José Henrique, responsável por falar em nome da Coagri, negou que a estrada tenha sido pensada para favorecer os negócios. “A nossa história é uma história de sucesso, de muito trabalho, de muito esforço. Eu estava olhando agora recentemente essa situação pela qual está passando o País, empresas pedindo recuperação judicial. A gente está sobrevivendo há 44 anos com o mesmo CNPJ. Não temos um problema de ordem bancária, não temos um problema de ordem judiciária”, afirmou.
O traçado
A pavimentação da MA-372 também envolve interesses de aliados políticos recentes. Um dos trechos, com 31,1 quilômetros, foi contratado por R$ 77,8 milhões junto à TAC Construções, de Roberto Ferreira. Ele é irmão de Nicodemos Ferreira, ex-prefeito de São Domingos do Azeitão e atual aliado de Brandão.

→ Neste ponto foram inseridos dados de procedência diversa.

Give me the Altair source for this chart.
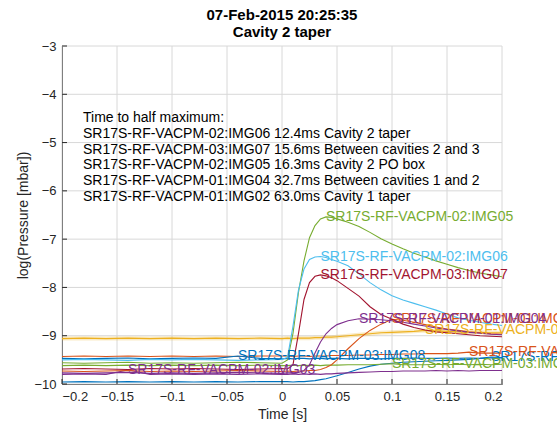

O novo traçado da estrada começa em um entroncamento da BR-230, a Transamazônica, cerca de 10 quilômetros antes do centro urbano de São Domingos, afastando-se do comércio local, mas se aproximando das propriedades dos Ferreira. Nicodemos possui, segundo registros agrários, ao menos 15 mil hectares na região, enquanto seu irmão Roberto mantém outros 870 hectares.
A mudança foi criticada por empresários e pelo prefeito da cidade, Lourival Junior (PP), conhecido como Júnior do Posto. Em vídeo compartilhado nas redes, ele declarou: “O projeto, tal como está sendo executado, vai beneficiar apenas um produtor, deixando nossa cidade isolada”.
Em reunião na região, diante de empresários e vereadores, Brandão prometeu “buscar uma solução”, mas o traçado não foi alterado. O prefeito, que também é dono de posto de combustíveis, não quis comentar o caso.